Setting the Civil Rights Movement

 

 

Martin Luther King Jr. was key in establishing what would become the modern American Civil Rights Movement.

 

In 1953, Martin Luther king Jr. became the pastor of the Dexter Avenue Baptist Church in Montgomery, Alabama. He was the  leader of the 1955 Montgomery Bus Boycott, that began when Rosa Parks refused to give up her seat to a white man. The whole boycott lasted for 381 days. later,(because of this) Martin Luther king's house was bombed.Also, Martin Luther King Jr. was arrested during this campaign, which ended with a United States Supreme Court decision outlawing racial segregation on intrastate buses.

 

After the campaign, Martin Luther King Jr. was  instrumental or key  in the founding of the Southern Christian Leadership Conference (SCLC) in 1957, (this is a group created to harness the moral authority and organizing  the power of black churches to conduct nonviolent protests, in the service of the civil rights reform.

 

Throughout his whole career of service, Martin Luther King wrote and spoke frequently, drawing on his long experience as a preacher. His "Letter from Birmingham Jail”, written in 1963, is considered by many a passionate statement of his crusade or movement for justice. On October 14, 1964, Martin Luther King became the youngest person to ever receive the Nobel Peace Prize, which was awarded to him for leading non-violent resistance to end racial prejudice in the United States.

 

Martin luther King was hated by many white southern segregationists, but his speeches turned  mainstream media against him too. ''TIME'' called the speech "demagogic slander that sounded like a script for Radio Hanoi (a propaganda radio station run by the North Vietnamese Army during the Vietnam War)", and the ''Washington Post'' declared that Martin Luther King had "diminished or made smaller his usefulness to his cause, his country, his people."

 

His speeches reflected his evolving political support in his later years. He also began to speak of the need for changes in the political and economic life of the nation. Toward the end of his life, Martin Luther King  expressed his opposition to the war and his desire to see a redistribution of resources to correct racial and economic injustice. Eventhough his public language was guarded,  to avoid being linked to communism by his political enemies, in private he sometimes spoke of his support for democratic socialism.

 

Journalistic accounts and televised footage of the daily deprivation and indignities suffered by negros, and of segregationist violence and harassment of civil rights workers and marchers, produced a wave of  public opinion that made the Civil Rights Movement the most important issue in American politics in the early 1960s.

 

Martin Luther King is also probably most famous for his "I Have a Dream" speech, which was given in front of the Lincoln Memorial during the 1963 March on Washington for Jobs and Freedom.  Martin Luther King organized and led marches for blacks' right to vote, desegregation, labor rights and other basic civil rights.
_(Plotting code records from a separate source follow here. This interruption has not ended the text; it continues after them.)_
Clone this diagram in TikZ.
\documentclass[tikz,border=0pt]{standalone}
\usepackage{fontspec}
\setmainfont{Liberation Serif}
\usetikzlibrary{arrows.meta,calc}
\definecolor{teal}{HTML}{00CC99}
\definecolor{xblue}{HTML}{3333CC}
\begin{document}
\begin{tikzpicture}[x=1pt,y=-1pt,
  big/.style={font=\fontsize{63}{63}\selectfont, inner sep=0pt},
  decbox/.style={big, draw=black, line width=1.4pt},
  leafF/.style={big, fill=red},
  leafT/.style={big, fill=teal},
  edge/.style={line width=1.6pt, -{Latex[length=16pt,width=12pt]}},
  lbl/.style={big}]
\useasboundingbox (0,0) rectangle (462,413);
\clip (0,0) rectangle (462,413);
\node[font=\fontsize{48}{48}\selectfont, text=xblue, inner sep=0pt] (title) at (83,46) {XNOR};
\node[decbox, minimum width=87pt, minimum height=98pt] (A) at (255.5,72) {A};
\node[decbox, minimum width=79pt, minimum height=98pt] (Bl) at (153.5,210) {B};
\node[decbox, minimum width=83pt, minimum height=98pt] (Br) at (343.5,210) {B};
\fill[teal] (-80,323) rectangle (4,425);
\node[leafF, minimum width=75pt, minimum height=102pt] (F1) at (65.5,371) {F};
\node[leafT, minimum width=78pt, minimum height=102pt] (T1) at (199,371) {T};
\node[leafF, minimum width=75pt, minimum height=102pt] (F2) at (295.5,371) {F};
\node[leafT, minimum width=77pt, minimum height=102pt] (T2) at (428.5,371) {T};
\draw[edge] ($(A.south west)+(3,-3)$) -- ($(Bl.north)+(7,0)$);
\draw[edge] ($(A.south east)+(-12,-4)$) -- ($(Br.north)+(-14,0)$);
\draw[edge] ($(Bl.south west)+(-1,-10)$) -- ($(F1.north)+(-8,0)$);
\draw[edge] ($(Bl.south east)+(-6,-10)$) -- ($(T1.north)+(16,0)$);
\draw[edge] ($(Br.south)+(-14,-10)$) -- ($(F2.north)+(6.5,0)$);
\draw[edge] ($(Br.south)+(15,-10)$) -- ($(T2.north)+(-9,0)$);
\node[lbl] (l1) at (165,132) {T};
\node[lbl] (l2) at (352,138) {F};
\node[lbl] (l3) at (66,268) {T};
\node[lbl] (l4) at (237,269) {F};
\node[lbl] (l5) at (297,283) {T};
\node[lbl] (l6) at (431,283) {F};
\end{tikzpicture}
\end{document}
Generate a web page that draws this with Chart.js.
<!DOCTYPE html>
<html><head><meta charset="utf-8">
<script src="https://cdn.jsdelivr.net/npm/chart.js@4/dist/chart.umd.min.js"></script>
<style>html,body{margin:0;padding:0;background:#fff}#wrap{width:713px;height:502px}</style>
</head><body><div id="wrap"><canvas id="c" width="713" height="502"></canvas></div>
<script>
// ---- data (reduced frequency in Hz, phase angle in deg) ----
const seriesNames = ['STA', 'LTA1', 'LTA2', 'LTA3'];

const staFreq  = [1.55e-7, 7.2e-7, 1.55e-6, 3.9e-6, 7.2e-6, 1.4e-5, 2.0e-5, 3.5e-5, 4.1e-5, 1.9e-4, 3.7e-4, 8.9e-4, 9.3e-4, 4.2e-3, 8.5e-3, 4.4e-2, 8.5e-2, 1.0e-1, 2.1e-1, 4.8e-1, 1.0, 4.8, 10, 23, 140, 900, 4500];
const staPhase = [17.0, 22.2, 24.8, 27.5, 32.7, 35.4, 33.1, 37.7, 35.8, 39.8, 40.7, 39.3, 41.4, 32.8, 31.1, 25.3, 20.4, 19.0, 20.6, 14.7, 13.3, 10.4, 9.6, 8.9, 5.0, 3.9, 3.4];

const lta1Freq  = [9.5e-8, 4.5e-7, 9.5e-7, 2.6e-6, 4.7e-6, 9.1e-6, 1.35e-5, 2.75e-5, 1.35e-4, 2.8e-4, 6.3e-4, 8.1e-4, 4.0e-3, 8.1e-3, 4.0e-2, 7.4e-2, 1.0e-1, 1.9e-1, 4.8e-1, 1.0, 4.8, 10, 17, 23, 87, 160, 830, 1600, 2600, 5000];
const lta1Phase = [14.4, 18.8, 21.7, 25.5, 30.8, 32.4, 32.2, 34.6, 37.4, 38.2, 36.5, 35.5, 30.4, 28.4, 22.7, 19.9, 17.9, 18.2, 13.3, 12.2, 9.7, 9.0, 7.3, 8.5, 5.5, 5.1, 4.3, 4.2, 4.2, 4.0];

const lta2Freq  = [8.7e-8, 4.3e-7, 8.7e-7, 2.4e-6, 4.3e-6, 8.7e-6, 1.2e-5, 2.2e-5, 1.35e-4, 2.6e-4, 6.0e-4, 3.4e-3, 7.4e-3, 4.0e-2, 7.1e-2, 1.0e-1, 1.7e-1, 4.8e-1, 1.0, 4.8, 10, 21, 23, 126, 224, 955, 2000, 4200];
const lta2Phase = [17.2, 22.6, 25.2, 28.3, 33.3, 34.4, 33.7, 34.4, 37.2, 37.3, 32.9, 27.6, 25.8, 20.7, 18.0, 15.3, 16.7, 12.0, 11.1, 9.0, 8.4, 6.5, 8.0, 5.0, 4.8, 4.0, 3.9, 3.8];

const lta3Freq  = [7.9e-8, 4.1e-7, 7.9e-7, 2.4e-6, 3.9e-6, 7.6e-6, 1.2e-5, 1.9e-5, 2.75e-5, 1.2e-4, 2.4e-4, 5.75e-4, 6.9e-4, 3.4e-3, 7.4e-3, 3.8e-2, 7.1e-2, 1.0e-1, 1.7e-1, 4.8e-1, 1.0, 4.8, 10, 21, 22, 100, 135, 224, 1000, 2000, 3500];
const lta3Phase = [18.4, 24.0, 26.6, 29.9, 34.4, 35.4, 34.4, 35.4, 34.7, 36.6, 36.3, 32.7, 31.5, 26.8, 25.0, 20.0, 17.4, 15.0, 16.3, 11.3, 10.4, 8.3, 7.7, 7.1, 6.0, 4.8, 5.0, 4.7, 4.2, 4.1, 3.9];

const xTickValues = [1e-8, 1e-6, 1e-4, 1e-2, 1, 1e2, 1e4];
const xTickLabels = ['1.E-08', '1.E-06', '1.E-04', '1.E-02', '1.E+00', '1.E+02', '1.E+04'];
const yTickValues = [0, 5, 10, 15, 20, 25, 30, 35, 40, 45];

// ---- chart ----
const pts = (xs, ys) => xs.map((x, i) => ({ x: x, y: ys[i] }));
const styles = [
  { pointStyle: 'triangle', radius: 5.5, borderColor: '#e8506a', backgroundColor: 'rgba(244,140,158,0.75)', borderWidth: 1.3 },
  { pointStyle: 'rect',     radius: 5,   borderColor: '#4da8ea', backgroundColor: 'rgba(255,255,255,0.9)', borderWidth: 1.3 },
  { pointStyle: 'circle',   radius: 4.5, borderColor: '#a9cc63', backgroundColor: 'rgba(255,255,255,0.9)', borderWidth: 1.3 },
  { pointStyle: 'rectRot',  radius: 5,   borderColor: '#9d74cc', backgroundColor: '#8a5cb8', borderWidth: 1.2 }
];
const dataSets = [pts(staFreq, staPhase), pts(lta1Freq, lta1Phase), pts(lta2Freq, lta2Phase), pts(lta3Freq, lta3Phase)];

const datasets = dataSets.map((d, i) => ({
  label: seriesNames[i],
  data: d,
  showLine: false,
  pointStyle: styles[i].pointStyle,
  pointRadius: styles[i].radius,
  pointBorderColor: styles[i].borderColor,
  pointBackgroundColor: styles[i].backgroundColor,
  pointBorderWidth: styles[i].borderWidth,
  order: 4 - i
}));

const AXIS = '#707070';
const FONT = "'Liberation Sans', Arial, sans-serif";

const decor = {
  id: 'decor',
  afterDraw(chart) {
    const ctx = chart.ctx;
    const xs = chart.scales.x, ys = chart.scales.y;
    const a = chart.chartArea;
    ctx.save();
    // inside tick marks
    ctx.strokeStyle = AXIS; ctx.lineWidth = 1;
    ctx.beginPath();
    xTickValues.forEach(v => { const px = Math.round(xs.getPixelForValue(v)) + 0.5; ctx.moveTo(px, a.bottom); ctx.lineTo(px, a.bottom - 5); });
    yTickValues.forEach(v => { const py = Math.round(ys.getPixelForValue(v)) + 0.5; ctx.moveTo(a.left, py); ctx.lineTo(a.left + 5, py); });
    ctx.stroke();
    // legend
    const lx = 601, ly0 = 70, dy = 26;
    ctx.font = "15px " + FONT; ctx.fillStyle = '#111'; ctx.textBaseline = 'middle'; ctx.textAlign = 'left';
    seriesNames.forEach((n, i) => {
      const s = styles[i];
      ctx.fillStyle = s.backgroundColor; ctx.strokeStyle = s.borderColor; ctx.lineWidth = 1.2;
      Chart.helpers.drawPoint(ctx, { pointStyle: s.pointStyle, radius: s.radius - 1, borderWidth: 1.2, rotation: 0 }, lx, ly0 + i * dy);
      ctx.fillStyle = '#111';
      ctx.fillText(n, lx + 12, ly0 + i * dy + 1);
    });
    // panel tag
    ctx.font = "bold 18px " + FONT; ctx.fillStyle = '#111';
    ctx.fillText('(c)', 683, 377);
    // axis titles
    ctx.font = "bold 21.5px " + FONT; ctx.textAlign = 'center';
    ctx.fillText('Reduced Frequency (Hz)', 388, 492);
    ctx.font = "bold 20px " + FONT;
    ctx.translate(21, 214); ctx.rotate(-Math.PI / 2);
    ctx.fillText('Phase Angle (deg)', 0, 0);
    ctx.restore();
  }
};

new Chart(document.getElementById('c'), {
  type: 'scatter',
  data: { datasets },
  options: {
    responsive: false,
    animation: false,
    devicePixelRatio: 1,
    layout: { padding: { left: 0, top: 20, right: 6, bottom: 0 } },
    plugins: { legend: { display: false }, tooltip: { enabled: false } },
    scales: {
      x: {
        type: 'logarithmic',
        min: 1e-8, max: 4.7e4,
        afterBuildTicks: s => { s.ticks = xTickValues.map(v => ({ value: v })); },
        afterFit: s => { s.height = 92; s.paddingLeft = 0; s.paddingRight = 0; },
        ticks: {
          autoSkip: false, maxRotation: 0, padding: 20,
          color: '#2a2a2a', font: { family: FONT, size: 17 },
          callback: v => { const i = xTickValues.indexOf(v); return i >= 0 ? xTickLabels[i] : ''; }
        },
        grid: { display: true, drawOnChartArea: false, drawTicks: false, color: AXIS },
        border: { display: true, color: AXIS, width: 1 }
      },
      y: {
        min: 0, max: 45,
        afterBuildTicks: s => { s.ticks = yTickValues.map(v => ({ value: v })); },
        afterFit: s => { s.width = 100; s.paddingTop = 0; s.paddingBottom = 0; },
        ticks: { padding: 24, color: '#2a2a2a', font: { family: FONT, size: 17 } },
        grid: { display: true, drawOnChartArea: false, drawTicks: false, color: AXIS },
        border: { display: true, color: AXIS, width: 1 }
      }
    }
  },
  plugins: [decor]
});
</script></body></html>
Most of the rights were successfully enacted  into United States law with the passage of the Civil Rights Act of 1964 and the Voting Rights Act of 1965. Martin Luther King and the SCLC applied or used nonviolent protest with good success by strategically choosing the method of protest and the places in which protests were carried out in often dramatic stand-offs with segregationist authorities. Sometimes this confrontations would end up with violence.

 

As you can see, Martin Luther King Jr was key in what would become the civil rights movements, and thanks to his actions and devotion for what he thought was right, he takes a stand in history.